Five questions to ask any lead vendor before you spend a dollar:

  • How was this lead generated? A lead from a targeted, honest ad behaves nothing like one from a "free roof" giveaway. Generation method predicts quality more than any other factor.
  • What exactly does exclusive mean? Exclusive to me forever, or exclusive today and resold next quarter? Get it in writing.
  • What is your replacement and credit policy? Wrong numbers, renters, and out-of-area leads should be creditable. A vendor confident in quality offers this readily.
  • Will you share cohort close rates from contractors in my market? Not testimonials, actual conversion data. Hesitation here is a signal.
  • Can we price or evaluate in cost-per-job terms? Willingness to talk past cost per lead tells you whether the vendor believes their own leads convert.

Step 7: Review monthly and reallocate

Once a month, rank every channel by cost per profitable job. Move money from the bottom of the list to the top. This sounds obvious and almost nobody does it, which is precisely why doing it is an edge. Markets shift, storms move, auctions heat up; the channel that won last quarter may not win this one.

Common Mistakes That Quietly Inflate Your Cost Per Job

The pros who keep acquisition costs low mostly avoid a short list of unforced errors. The losers repeat them.

  • Optimizing CPL instead of cost per job. Chasing the cheapest lead is how you end up with a fat pipeline of garbage and a thin pipeline of revenue.
  • Comparing different lead stages. Pitting an appointment vendor's price against a raw-list close rate. Apples to anvils.
  • Ignoring speed-to-lead. Paying premium prices for leads, then calling them four hours later. You bought a steak and left it on the counter.
  • No source tracking. Not knowing close rate by channel means every reallocation decision is a guess.
  • Counting revenue, not gross profit. A channel can produce big revenue and tiny margin. Measure the money that survives to the bottom line.
  • Canvassing blind. Sending crews to random streets when targeting data could point them at candidate roofs and double the hit rate per shift.
  • Treating storm models or roof-age estimates as proof. They are prioritization signals. The roof gets inspected; conditions get documented on site; the homeowner owns the claim and the insurer decides. Overstating what a model shows is both a sales mistake and a compliance one.
  • Set-and-forget lead vendors. Auctions drift, quality decays, and a channel that worked last year can quietly turn into your most expensive one.
  • No qualification gate. Letting reps burn hours on unqualified contacts because "a lead is a lead." It is not. It is a cost until it is qualified.
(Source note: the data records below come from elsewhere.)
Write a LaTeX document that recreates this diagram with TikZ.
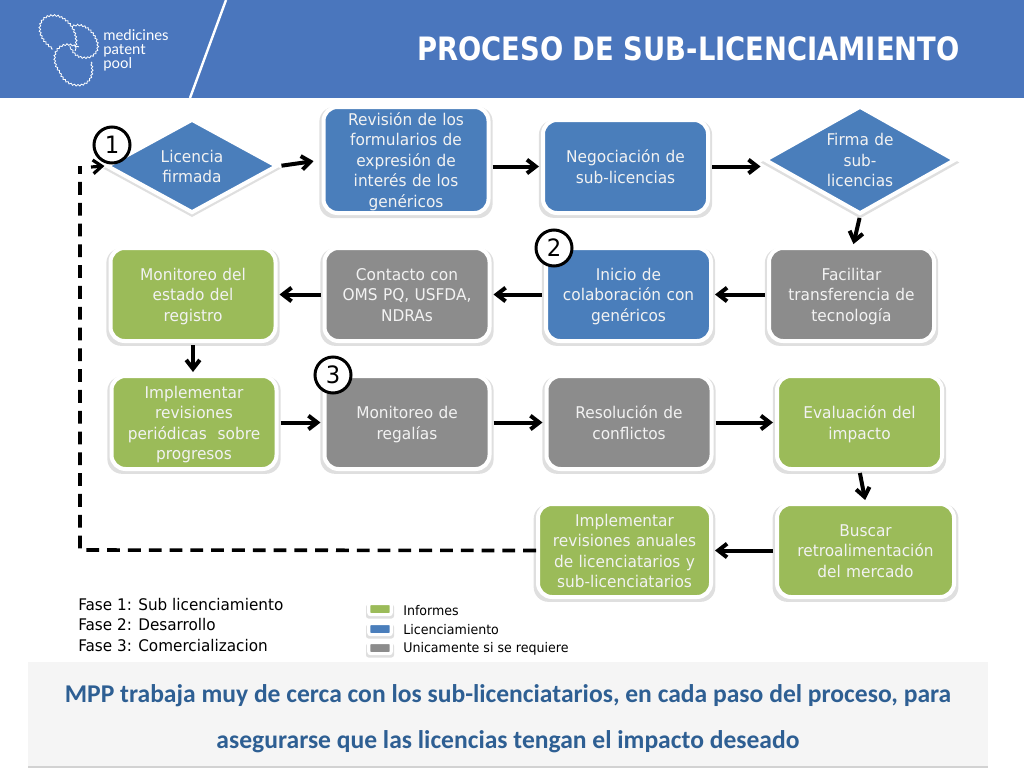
\documentclass[tikz,border=0pt]{standalone}
\usepackage{fontspec}
\setmainfont[FakeStretch=0.95]{DejaVu Sans}
\newfontfamily\titlefont[FakeStretch=0.85]{DejaVu Sans}
\newfontfamily\notefont{Carlito}
\newfontfamily\logofont{Lato}
\usetikzlibrary{arrows.meta,shapes.geometric,shadows,decorations.pathmorphing}
\definecolor{mppblue}{HTML}{4A7EBB}
\definecolor{headblue}{HTML}{4A76BD}
\definecolor{mppgreen}{HTML}{9BBB59}
\definecolor{mppgrey}{HTML}{8C8C8C}
\definecolor{notetext}{HTML}{2E5F93}
\begin{document}
\begin{tikzpicture}[x=0.25mm, y=-0.25mm, >={Straight Barb[length=2.2mm,width=3.4mm]},
    soft/.style={drop shadow={shadow xshift=0mm, shadow yshift=-0.6mm, shadow scale=1.05, opacity=0.25}},
    flowbox/.style={rectangle, rounded corners=3.5mm, draw=white, line width=1mm, soft, text=white!95!black,
      minimum width=41.25mm, minimum height=23.25mm, inner sep=0mm, text width=38mm, align=center,
      font=\fontsize{11.5}{14.6}\selectfont,
      execute at begin node={\rule{0pt}{4.3mm}}, execute at end node={\rule[-1.1mm]{0pt}{1.1mm}}},
    bluebox/.style={flowbox, fill=mppblue},
    greenbox/.style={flowbox, fill=mppgreen},
    greybox/.style={flowbox, fill=mppgrey},
    flowdiamond/.style={bluebox, diamond, rounded corners=0mm, inner sep=0mm, aspect=1.77, text width=20mm},
    stepnum/.style={circle, draw=black, fill=white, line width=0.75mm, minimum size=9mm, inner sep=0mm,
      font=\fontsize{17}{17}\selectfont},
    swatch/.style={rectangle, rounded corners=0.5mm, draw=white, line width=0.8mm,
      drop shadow={shadow xshift=0mm, shadow yshift=-0.5mm, shadow scale=1.25, opacity=0.25},
      minimum width=5.6mm, minimum height=2.8mm, inner sep=0mm},
    flow/.style={->, line width=1mm, shorten <=0.5mm, shorten >=0.5mm},
    back/.style={line width=0.9mm, dash pattern=on 3.2mm off 2mm},
    legendtext/.style={anchor=west, inner sep=0mm, font=\fontsize{9.45}{11}\selectfont},
    phasetext/.style={anchor=west, inner sep=0mm, font=\fontsize{11.4}{13}\selectfont}]
      \useasboundingbox (0,0) rectangle (1024,768);

      % Header
      \fill[headblue] (0,0) rectangle (1024,98);
      \draw[white, line width=0.6mm] (226,0) -- (190,98);
      \node[text=white, anchor=east, inner sep=0mm, font=\titlefont\fontsize{22.9}{26}\bfseries\selectfont] (title) at (960,49) {PROCESO DE SUB-LICENCIAMIENTO};

      % Logo
      \begin{scope}[white, line width=0.2mm, decoration={snake, amplitude=0.2mm, segment length=0.9mm}]
        \draw[decorate] (53,49) .. controls (34,36) and (38,14) .. (56,16) .. controls (68,17) and (82,34) .. (75,51);
        \draw[decorate] (73,26) .. controls (85,22) and (97,36) .. (97,47) .. controls (96,62) and (72,62) .. (70,46);
        \draw[decorate] (91,62) .. controls (98,90) and (66,90) .. (60,72) .. controls (48,58) and (56,36) .. (79,47);
      \end{scope}
      \node[text=white, anchor=west, inner sep=0mm, align=left, font=\logofont\fontsize{10.6}{10}\selectfont] (logotext) at (103,50) {medicines\\patent\\pool};

      % First row of nodes
      \node[flowdiamond, minimum width=42.75mm, minimum height=23.5mm] (licencia) at (192,166) {Licencia\\firmada};
      \node[bluebox, minimum height=26.5mm] (revision) at (406,160) {Revisión de los\\formularios de\\expresión de\\interés de los\\genéricos};
      \node[bluebox] (negociacion) at (625.5,166.5) {Negociación de\\sub-licencias};
      \node[flowdiamond, minimum width=47.5mm, minimum height=27mm] (firma) at (860,160) {Firma de\\sub-\\licencias};

      % Second row of nodes
      \node[greenbox] (estado) at (193,294.5) {Monitoreo del\\estado del\\registro};
      \node[greybox] (contacto) at (407,294.5) {Contacto con\\OMS PQ, USFDA,\\NDRAs};
      \node[bluebox] (inicio) at (628.5,294.5) {Inicio de\\colaboración con\\genéricos};
      \node[greybox] (facilitar) at (851.5,294.5) {Facilitar\\transferencia de\\tecnología};

      % Third row of nodes
      \node[greenbox] (periodicas) at (194,422.5) {Implementar\\revisiones\\periódicas\ \ sobre\\progresos};
      \node[greybox] (regalias) at (407,422.5) {Monitoreo de\\regalías};
      \node[greybox] (conflictos) at (629,422.5) {Resolución de\\conflictos};
      \node[greenbox] (impacto) at (859.5,422.5) {Evaluación del\\impacto};

      % Fourth row of nodes
      \node[greenbox, minimum width=43.25mm] (anuales) at (624.5,550.5) {Implementar\\revisiones anuales\\de licenciatarios y\\sub-licenciatarios};
      \node[greenbox, minimum width=44.25mm] (buscar) at (865.5,550.5) {Buscar\\retroalimentación\\del mercado};

      % Step numbers
      \node[stepnum] (uno) at (112,145) {1};
      \node[stepnum] (dos) at (554,248) {2};
      \node[stepnum] (tres) at (333,375) {3};

      % Arrows
      \draw[flow, shorten >=2mm] (licencia.east) -- (revision.west);
      \draw[flow] (revision.east |- negociacion.west) -- (negociacion.west);
      \draw[flow] (negociacion.east) -- (firma.west |- negociacion.east);
      \draw[flow] (firma.south) -- ([xshift=-1.75mm]firma.south |- facilitar.north);
      \draw[flow] (facilitar.west) -- (inicio.east);
      \draw[flow] (inicio.west) -- (contacto.east);
      \draw[flow] (contacto.west) -- (estado.east);
      \draw[flow] (estado.south) -- (estado.south |- periodicas.north);
      \draw[flow] (periodicas.east) -- (regalias.west);
      \draw[flow] (regalias.east) -- (conflictos.west);
      \draw[flow] (conflictos.east) -- (impacto.west);
      \draw[flow] (impacto.south) -- (buscar.north);
      \draw[flow] (buscar.west) -- (anuales.east);

      % Dashed way back
      \coordinate (cornerlow) at (80,550);
      \coordinate (cornerup) at (80,166);
      \coordinate (tipstart) at (91,167);
      \draw[back] (anuales.west) -- (cornerlow) -- (cornerup);
      \draw[flow, shorten <=0mm, shorten >=0mm, line width=0.8mm] (tipstart) -- (licencia.west);

      % Phases
      \node[phasetext] (fase1) at (78,604.5) {Fase 1: Sub licenciamiento};
      \node[phasetext] (fase2) at (78,625) {Fase 2: Desarrollo};
      \node[phasetext] (fase3) at (78,645.5) {Fase 3: Comercializacion};

      % Legend
      \node[swatch, fill=mppgreen] (s1) at (380,609) {};
      \node[swatch, fill=mppblue] (s2) at (380,629) {};
      \node[swatch, fill=mppgrey] (s3) at (380,648) {};
      \node[legendtext] (t1) at (403,611) {Informes};
      \node[legendtext] (t2) at (403,629.5) {Licenciamiento};
      \node[legendtext] (t3) at (403,648.5) {Unicamente si se requiere};

      % Note at the bottom
      \fill[gray!70, opacity=0.5] (28,666) rectangle (988,768);
      \fill[black!4] (28,662) rectangle (988,766);
      \node[text=notetext, inner sep=0mm, font=\notefont\fontsize{18.2}{18}\bfseries\selectfont] (note1) at (508,696) {MPP trabaja muy de cerca con los sub-licenciatarios, en cada paso del proceso, para};
      \node[text=notetext, inner sep=0mm, font=\notefont\fontsize{18.2}{18}\bfseries\selectfont] (note2) at (508,742) {asegurarse que las licencias tengan el impacto deseado};
    \end{tikzpicture}
\end{document}
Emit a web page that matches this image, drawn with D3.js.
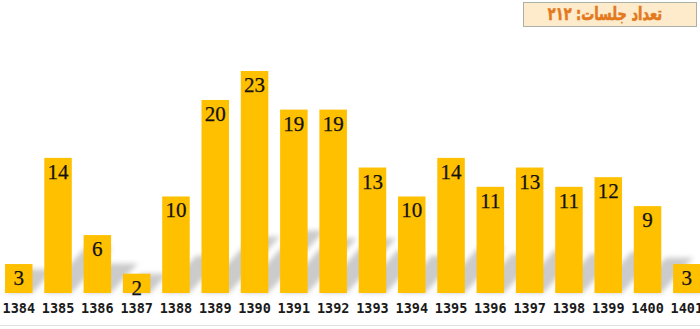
<!DOCTYPE html>
<html><head><meta charset="utf-8">
<script src="https://cdn.jsdelivr.net/npm/d3@7"></script>
<style>html,body{margin:0;padding:0;background:#fff;}svg{display:block;}</style>
</head><body>
<script>
const years = ["1384","1385","1386","1387","1388","1389","1390","1391","1392","1393","1394","1395","1396","1397","1398","1399","1400","1401"];
const sessions = [3,14,6,2,10,20,23,19,19,13,10,14,11,13,11,12,9,3];
const titleText = "تعداد جلسات: ۲۱۲";

const W = 700, H = 329;
const svg = d3.select("body").append("svg").attr("width", W).attr("height", H);
const defs = svg.append("defs");
defs.append("filter").attr("id","blur").attr("x","-50%").attr("y","-50%").attr("width","200%").attr("height","200%")
  .append("feGaussianBlur").attr("stdDeviation", 2.8);

const x = d3.scaleBand().domain(years).range([-0.9, 706.5]).paddingInner(0.3).paddingOuter(0.15);
const y = d3.scaleLinear().domain([0, 23]).range([293, 71]);
const base = y(0);

// shadows
const sh = svg.append("g").attr("filter","url(#blur)");
years.forEach((yr, i) => {
  const h = base - y(sessions[i]);
  const dy = Math.min(h, 18 + 0.2 * h);
  const dx = 0.9 * dy;
  const x0 = x(yr), x1 = x0 + x.bandwidth();
  sh.append("path")
    .attr("d", `M${x0},${base} L${x1},${base} L${x1+dx},${base-dy} L${x0+dx},${base-dy} Z`)
    .attr("fill", "#cbcbcb");
});

// bars
svg.append("g").selectAll("rect").data(sessions).join("rect")
  .attr("x", (d,i) => x(years[i]))
  .attr("y", d => y(d))
  .attr("width", x.bandwidth())
  .attr("height", d => base - y(d))
  .attr("fill", "#FFC000");

// value labels
svg.append("g").selectAll("text").data(sessions).join("text")
  .attr("x", (d,i) => x(years[i]) + x.bandwidth()/2)
  .attr("y", d => y(d) + 21)
  .attr("text-anchor", "middle")
  .attr("font-family", "'Liberation Serif','Times New Roman',serif")
  .attr("font-size", 21)
  .attr("fill", "#111")
  .attr("stroke", "#111").attr("stroke-width", 0.25)
  .text(d => d);

// axis labels
const axis = d3.axisBottom(x).tickSize(0).tickPadding(0);
const ax = svg.append("g").attr("transform", `translate(0,313)`).call(axis);
ax.select(".domain").remove();
ax.selectAll("text")
  .attr("y", 0)
  .attr("dy", "0")
  .attr("font-family", "'DejaVu Sans Mono',monospace")
  .attr("font-size", 13.5)
  .attr("font-weight", "bold")
  .attr("fill", "#1a1a1a");

// bottom line
svg.append("line").attr("x1",0).attr("x2",W).attr("y1",325.5).attr("y2",325.5)
  .attr("stroke","#e2e2e2").attr("stroke-width",1);

// title box
svg.append("rect").attr("x",523.5).attr("y",2.5).attr("width",173).attr("height",24)
  .attr("fill","#FDEBCB").attr("stroke","#a9b0a6").attr("stroke-width",1);
svg.append("g").attr("transform","translate(605,14) scale(0.72,1)")
  .append("text").attr("x",0).attr("y",0).attr("dominant-baseline","central")
  .attr("text-anchor","middle").attr("direction","rtl")
  .attr("font-family","'DejaVu Sans',sans-serif").attr("font-weight","bold").attr("font-size",18)
  .attr("fill","#E3781D").attr("stroke","#E3781D").attr("stroke-width",0.6)
  .text(titleText);
</script>
</body></html>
The Hidden Cost Most Roofers Forget: Sales Labor

When contractors tally acquisition cost, they almost always count the lead invoice and forget the most expensive ingredient: the time their people spend chasing leads that never convert. A canvasser's wages, a sales rep's salary and truck, the windshield hours driving to inspections that no-show, the follow-up calls to ghosts. That labor is real money, and it scales with how unqualified your leads are. The worse your targeting, the more sales labor you burn per signed job, which is the part that never shows up on a lead vendor's invoice.
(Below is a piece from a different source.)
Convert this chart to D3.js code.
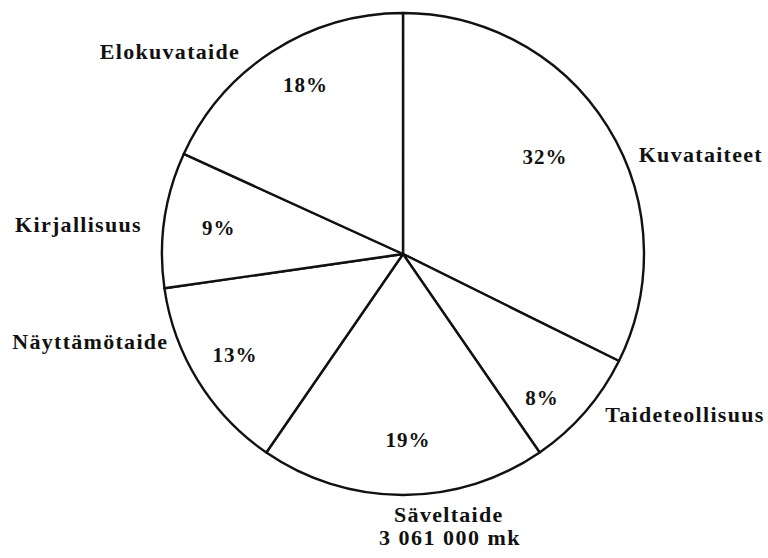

Work an example. Suppose a rep is fully loaded at a given daily cost and can run four inspections a day. If half of those inspections are on roofs that were never realistic candidates, the rep spends half their day producing nothing. Double the share of inspections that sit on genuine candidate roofs and you have effectively halved the sales-labor cost per job without hiring anyone or buying a single extra lead. This is the same lever as targeting, viewed from the cost side instead of the revenue side: better-qualified addresses make your existing people more productive, and sales-labor-per-job is often the largest line in a true cost-per-job calculation.

The takeaway is that lead cost and sales labor are coupled. A cheaper lead that demands more rep time to qualify and chase is not actually cheaper. When you compare channels, add an honest estimate of the sales hours each one consumes per signed job. Channels that arrive pre-qualified, or that you have targeted to real candidates, win twice: once on lead price and once on the labor they save. That second win is invisible on a spreadsheet that only tracks invoices, which is exactly why so many roofers miss it.
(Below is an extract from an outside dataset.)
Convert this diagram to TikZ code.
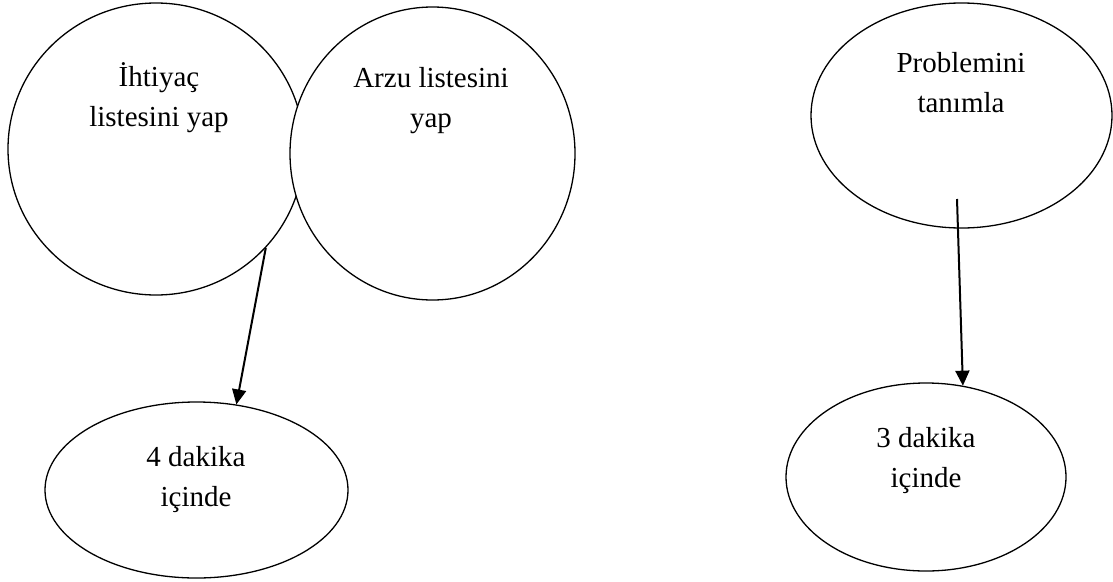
\documentclass[tikz,border=0pt]{standalone}
\usepackage{fontspec}
\setmainfont{Liberation Serif}
\usetikzlibrary{shapes.geometric,arrows.meta}
\begin{document}
\begin{tikzpicture}[x=1pt,y=-1pt,
  bubble/.style={draw=black,line width=1.3pt,ellipse,inner sep=0pt,fill=white},
  caption/.style={align=center,font=\fontsize{29}{40}\selectfont,inner sep=0pt},
  link/.style={draw=black,line width=2pt,-{Triangle[length=15pt,width=14pt]}}]
\useasboundingbox (0,0) rectangle (1113,581);

% left pair of overlapping bubbles (the second one covers the first)
\node[bubble,minimum width=296pt,minimum height=292pt] (c1) at (156,149) {};
\node[bubble,minimum width=285pt,minimum height=293pt] (c2) at (432.5,153.5) {};
\node[caption] (t1) at (159,98) {İhtiyaç\\listesini yap};
\node[caption] (t2) at (431,101) {Arzu listesini\\yap};

% right-hand bubble
\node[bubble,minimum width=301pt,minimum height=225pt] (c3) at (961.5,115.5) {};
\node[caption] (t3) at (961,83) {Problemini\\tanımla};

% time-limit bubbles
\node[bubble,minimum width=303pt,minimum height=176pt] (e4) at (196.5,490) {};
\node[caption] (t4) at (196,480) {4 dakika\\içinde};
\node[bubble,minimum width=280pt,minimum height=188pt] (e3) at (926,477) {};
\node[caption] (t5) at (926,461) {3 dakika\\içinde};

% connectors
\coordinate (p) at (957,199);
\draw[link] (c1.-42) -- (e4.65);
\draw[link] (p) -- (e3.68);
\end{tikzpicture}
\end{document}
Putting It Together: A 90-Day Cost-Per-Job Reset

If you want a concrete plan, run this over a quarter.

Days 1-30: Measure. Stand up source tracking across every channel. Capture the full chain and gross profit by job type. Make no cuts yet; just see the truth. Set your speed-to-lead standard and your qualification script in week one so the data you collect reflects a fixed process, not a moving one.

Days 31-60: Fix the middle. Attack contact rate and show rate with faster response, confirmation texts, and tighter qualification. These cost almost nothing and move cost per job immediately. Begin targeting spend toward candidate roofs rather than blanket areas.

Days 61-90: Reallocate and build. Rank channels by cost per profitable job and shift budget from the bottom to the top. Stand up at least one demand engine you do not have to bid for: a referral process, a review push, or a reactivation campaign to past customers and neighbors of completed jobs. Re-test any purchased-lead vendor against a cost-per-job ceiling.

At the end of the quarter you will not have found a secret cheap lead. You will have built a system where the leads you already get convert better, the dollars you already spend land on better addresses, and you can see, by channel, exactly what a signed roof costs you. That visibility, more than any single tactic, is what separates roofing companies that scale profitably from the ones that just spend more to stand still.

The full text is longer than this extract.